* THE EXERCISE *
From the entries provided below, copy each line that contains the word "React".

++++ DATA SHOWN ++++

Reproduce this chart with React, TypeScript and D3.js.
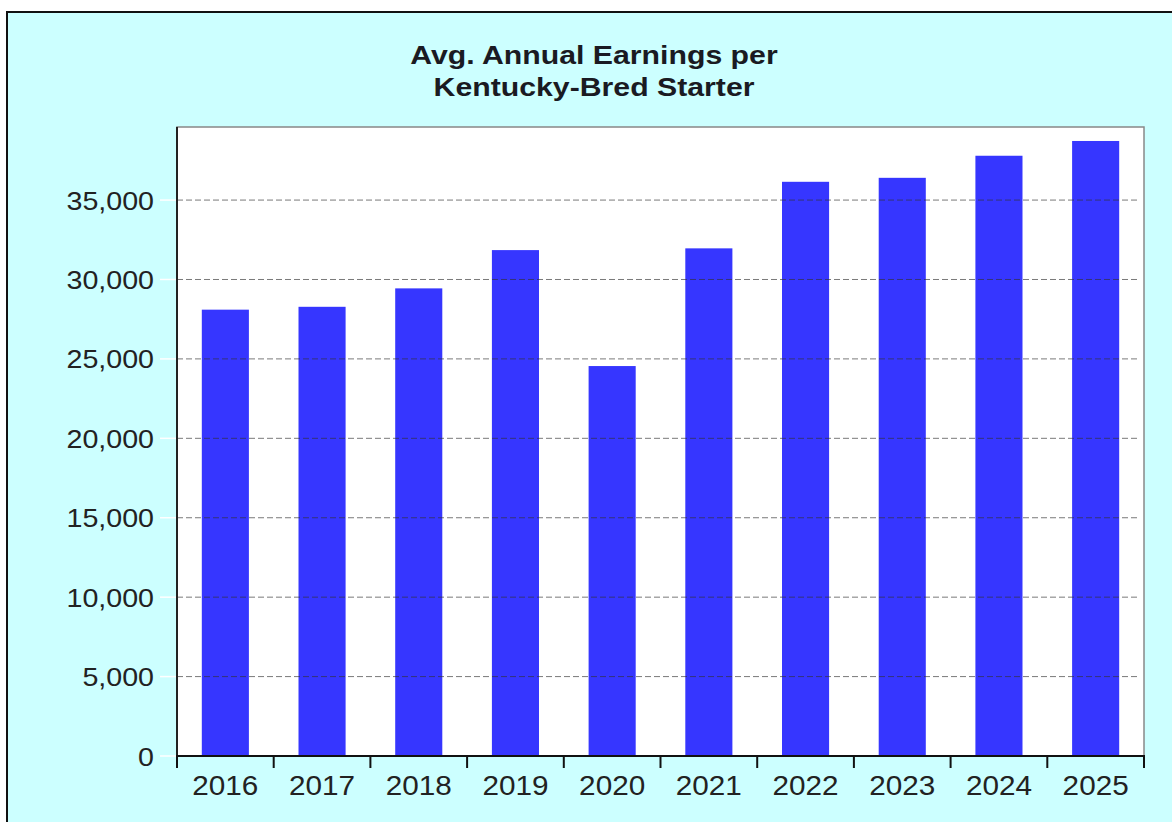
import React, { useMemo } from 'react';
import * as d3 from 'd3';

const years = ['2016', '2017', '2018', '2019', '2020', '2021', '2022', '2023', '2024', '2025'];
const earnings = [28100, 28280, 29440, 31850, 24550, 31960, 36150, 36400, 37790, 38720];
const yTicks = [0, 5000, 10000, 15000, 20000, 25000, 30000, 35000];
const titleLines = ['Avg. Annual Earnings per', 'Kentucky-Bred Starter'];

const W = 1172;
const H = 822;
const FONT = '"Liberation Sans", Arial, Helvetica, sans-serif';

export default function App() {
  const plot = { left: 177, right: 1144, top: 127, bottom: 756 };

  const x = useMemo(
    () => d3.scaleBand<string>().domain(years).range([plot.left, plot.right]).padding(0),
    []
  );
  const y = useMemo(
    () => d3.scaleLinear().domain([0, 39600]).range([plot.bottom, plot.top]),
    []
  );
  const fmt = d3.format(',');
  const barW = x.bandwidth() * 0.487;

  // band boundaries for the x tick marks
  const xTickPos = years.map((yr) => x(yr)!).concat([plot.right]);

  return (
    <svg
      width={W}
      height={H}
      style={{ position: 'absolute', left: 0, top: 0, display: 'block' }}
    >
      <rect x={0} y={0} width={W} height={H} fill="#ffffff" />
      {/* outer chart frame, cropped at right and bottom */}
      <rect x={7} y={12} width={1180} height={840} fill="#ccffff" stroke="#111" strokeWidth={2} />

      {/* title */}
      {titleLines.map((t, i) => (
        <text
          key={t}
          transform={`translate(594, ${64 + i * 32}) scale(1.21, 1)`}
          textAnchor="middle"
          fontFamily={FONT}
          fontWeight="bold"
          fontSize={25}
          fill="#1a1a22"
        >
          {t}
        </text>
      ))}

      {/* plot area */}
      <rect
        x={plot.left}
        y={plot.top}
        width={plot.right - plot.left}
        height={plot.bottom - plot.top}
        fill="#ffffff"
        stroke="#888"
        strokeWidth={1.5}
      />

      {/* bars */}
      {years.map((yr, i) => (
        <rect
          key={yr}
          x={x(yr)! + (x.bandwidth() - barW) / 2}
          y={y(earnings[i])}
          width={barW}
          height={y(0) - y(earnings[i])}
          fill="#3636ff"
        />
      ))}

      {/* gridlines drawn over the bars */}
      {yTicks
        .filter((v) => v > 0)
        .map((v) => (
          <line
            key={v}
            x1={plot.left}
            x2={plot.right - 4}
            y1={y(v)}
            y2={y(v)}
            stroke="#333"
            strokeOpacity={0.65}
            strokeWidth={1}
            strokeDasharray="6,3"
          />
        ))}

      {/* faint white tick stubs on the left */}
      {yTicks.map((v) => (
        <line key={'s' + v} x1={160} x2={plot.left} y1={y(v)} y2={y(v)} stroke="#ffffff" strokeWidth={1.5} />
      ))}

      {/* y axis labels */}
      {yTicks.map((v) => (
        <text
          key={'l' + v}
          transform={`translate(154, ${y(v)}) scale(1.08, 1)`}
          dy="0.36em"
          textAnchor="end"
          fontFamily={FONT}
          fontSize={26.5}
          fill="#222"
        >
          {fmt(v)}
        </text>
      ))}

      {/* axes */}
      <line x1={plot.left} x2={plot.left} y1={plot.top} y2={plot.bottom + 1} stroke="#222" strokeWidth={2} />
      <line x1={plot.left - 1} x2={plot.right + 1} y1={plot.bottom} y2={plot.bottom} stroke="#111" strokeWidth={2} />
      {xTickPos.map((px, i) => (
        <line key={'t' + i} x1={px} x2={px} y1={plot.bottom} y2={plot.bottom + 12} stroke="#111" strokeWidth={2} />
      ))}

      {/* x axis labels */}
      {years.map((yr) => (
        <text
          key={'x' + yr}
          transform={`translate(${x(yr)! + x.bandwidth() / 2}, 795) scale(1.08, 1)`}
          textAnchor="middle"
          fontFamily={FONT}
          fontSize={27.5}
          fill="#222"
        >
          {yr}
        </text>
      ))}
    </svg>
  );
}
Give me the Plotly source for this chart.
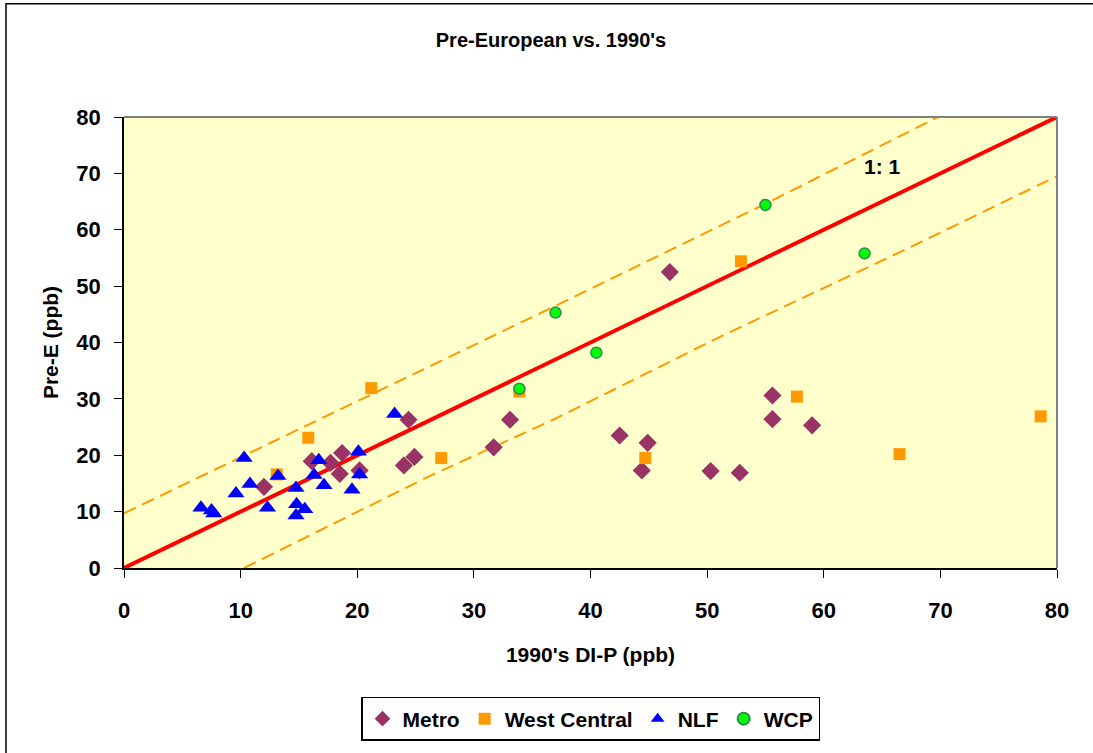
import plotly.graph_objects as go

# ---- data ----
metro_x = [12.0, 16.1, 17.7, 18.5, 18.7, 20.2, 24.0, 24.4, 24.9, 31.7,
           33.1, 42.5, 44.4, 44.9, 46.8, 50.3, 52.8, 55.6, 55.6, 59.0]
metro_y = [14.4, 18.95, 18.65, 16.7, 20.4, 17.3, 18.2, 26.3, 19.7, 21.4,
           26.3, 23.5, 17.3, 22.2, 52.5, 17.2, 16.9, 30.6, 26.4, 25.3]

wc_x = [13.1, 15.8, 21.2, 27.2, 33.9, 44.7, 52.9, 57.7, 66.5, 78.6]
wc_y = [16.6, 23.1, 31.9, 19.5, 31.3, 19.5, 54.4, 30.4, 20.2, 26.9]

nlf_x = [6.6, 7.5, 7.7, 9.6, 10.3, 10.8, 12.3, 13.2, 14.75, 14.8,
         15.5, 14.75, 16.3, 16.7, 17.15, 19.55, 20.1, 20.2, 23.2]
nlf_y = [10.7, 10.2, 9.65, 13.2, 19.5, 14.9, 10.7, 16.3, 14.2, 11.3,
         10.4, 9.3, 16.5, 19.1, 14.7, 13.9, 20.6, 16.6, 27.3]

wcp_x = [33.9, 37.0, 40.5, 55.0, 63.5]
wcp_y = [31.8, 45.3, 38.2, 64.4, 55.8]

one_x = [0, 80]
one_y = [0, 80]

upper_x = [0, 20, 37, 55, 69.8]
upper_y = [9.7, 29.6, 46.5, 64.6, 80]
lower_x = [10.3, 26.2, 36.8, 50.8, 66.5, 80]
lower_y = [0, 16.3, 26.3, 40.7, 56.0, 69.5]

x_ticks = [0, 10, 20, 30, 40, 50, 60, 70, 80]
y_ticks = [0, 10, 20, 30, 40, 50, 60, 70, 80]

title_text = "Pre-European vs. 1990's"
x_title = "1990's DI-P (ppb)"
y_title = "Pre-E (ppb)"
series_names = ["Metro", "West Central", "NLF", "WCP"]
ratio_label = "1: 1"

# ---- figure ----
W, H = 1093, 753
L, R, T, B = 124, 36, 117, 182
FONT = "Liberation Sans, Arial, sans-serif"

fig = go.Figure()

fig.add_trace(go.Scatter(x=upper_x, y=upper_y, mode="lines", showlegend=False,
                         line=dict(color="#FF9900", width=2, dash="13px,7px"),
                         hoverinfo="skip"))
fig.add_trace(go.Scatter(x=lower_x, y=lower_y, mode="lines", showlegend=False,
                         line=dict(color="#FF9900", width=2, dash="13px,7px"),
                         hoverinfo="skip"))
fig.add_trace(go.Scatter(x=one_x, y=one_y, mode="lines", showlegend=False,
                         line=dict(color="#FF0000", width=4), hoverinfo="skip"))

fig.add_trace(go.Scatter(x=metro_x, y=metro_y, mode="markers", name=series_names[0],
                         marker=dict(symbol="diamond", size=14, color="#993366",
                                     line=dict(width=0))))
fig.add_trace(go.Scatter(x=wc_x, y=wc_y, mode="markers", name=series_names[1],
                         marker=dict(symbol="square", size=12, color="#FF9900",
                                     line=dict(width=0))))
fig.add_trace(go.Scatter(x=nlf_x, y=nlf_y, mode="markers", name=series_names[2],
                         marker=dict(symbol="triangle-up", size=15, color="#0000FF",
                                     line=dict(width=0))))
fig.add_trace(go.Scatter(x=wcp_x, y=wcp_y, mode="markers", name=series_names[3],
                         marker=dict(symbol="circle", size=11, color="#00FF00",
                                     line=dict(width=1.5, color="#2E8B57"))))

pw, ph = W - L - R, H - T - B
def px2paper_x(px):
    return (px - L) / pw
def px2paper_y(py):
    return (H - B - py) / ph

shapes = [
    dict(type="line", xref="paper", yref="paper", x0=0, x1=1, y0=1, y1=1,
         line=dict(color="#808080", width=2), layer="above"),
    dict(type="line", xref="paper", yref="paper", x0=1, x1=1, y0=0, y1=1,
         line=dict(color="#808080", width=2), layer="above"),
    dict(type="rect", xref="paper", yref="paper",
         x0=px2paper_x(6), x1=px2paper_x(W + 5), y0=px2paper_y(H + 5), y1=px2paper_y(3),
         line=dict(color="#000000", width=1.5), fillcolor="rgba(0,0,0,0)", layer="below"),
]

axis_common = dict(range=[0, 80], showgrid=False, zeroline=False, showline=True,
                   linecolor="#000000", linewidth=1.5, ticks="outside", ticklen=8,
                   tickcolor="#000000", tickwidth=1,
                   tickfont=dict(family=FONT, size=22, color="#000000", weight="bold"))

fig.update_layout(
    width=W, height=H,
    margin=dict(l=L, r=R, t=T, b=B),
    paper_bgcolor="#FFFFFF",
    plot_bgcolor="#FFFFCC",
    title=dict(text=title_text, x=551 / W, xanchor="center", y=1 - 40 / H, yanchor="middle",
               font=dict(family=FONT, size=20, color="#000000", weight="bold")),
    xaxis=dict(**axis_common, tickvals=x_ticks, ticklabelstandoff=14,
               title=dict(text=x_title, standoff=25,
                          font=dict(family=FONT, size=21, color="#000000", weight="bold"))),
    yaxis=dict(**axis_common, tickvals=y_ticks, ticklabelstandoff=9,
               title=dict(text=y_title, standoff=12,
                          font=dict(family=FONT, size=21, color="#000000", weight="bold"))),
    legend=dict(orientation="h", x=0.5, xanchor="center", y=px2paper_y(723), yanchor="middle",
                bgcolor="#FFFFFF", bordercolor="#000000", borderwidth=1.5,
                font=dict(family=FONT, size=21, color="#000000", weight="bold"),
                itemsizing="constant", itemwidth=30, tracegroupgap=0),
    shapes=shapes,
    annotations=[dict(x=65, y=71.3, xref="x", yref="y", text=ratio_label, showarrow=False,
                      font=dict(family=FONT, size=21, color="#000000", weight="bold"))],
    showlegend=True,
)

fig.write_html("out.html")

++++

* WORKED ANSWER *
Reproduce this chart with React, TypeScript and D3.js.
import React, { useMemo } from 'react';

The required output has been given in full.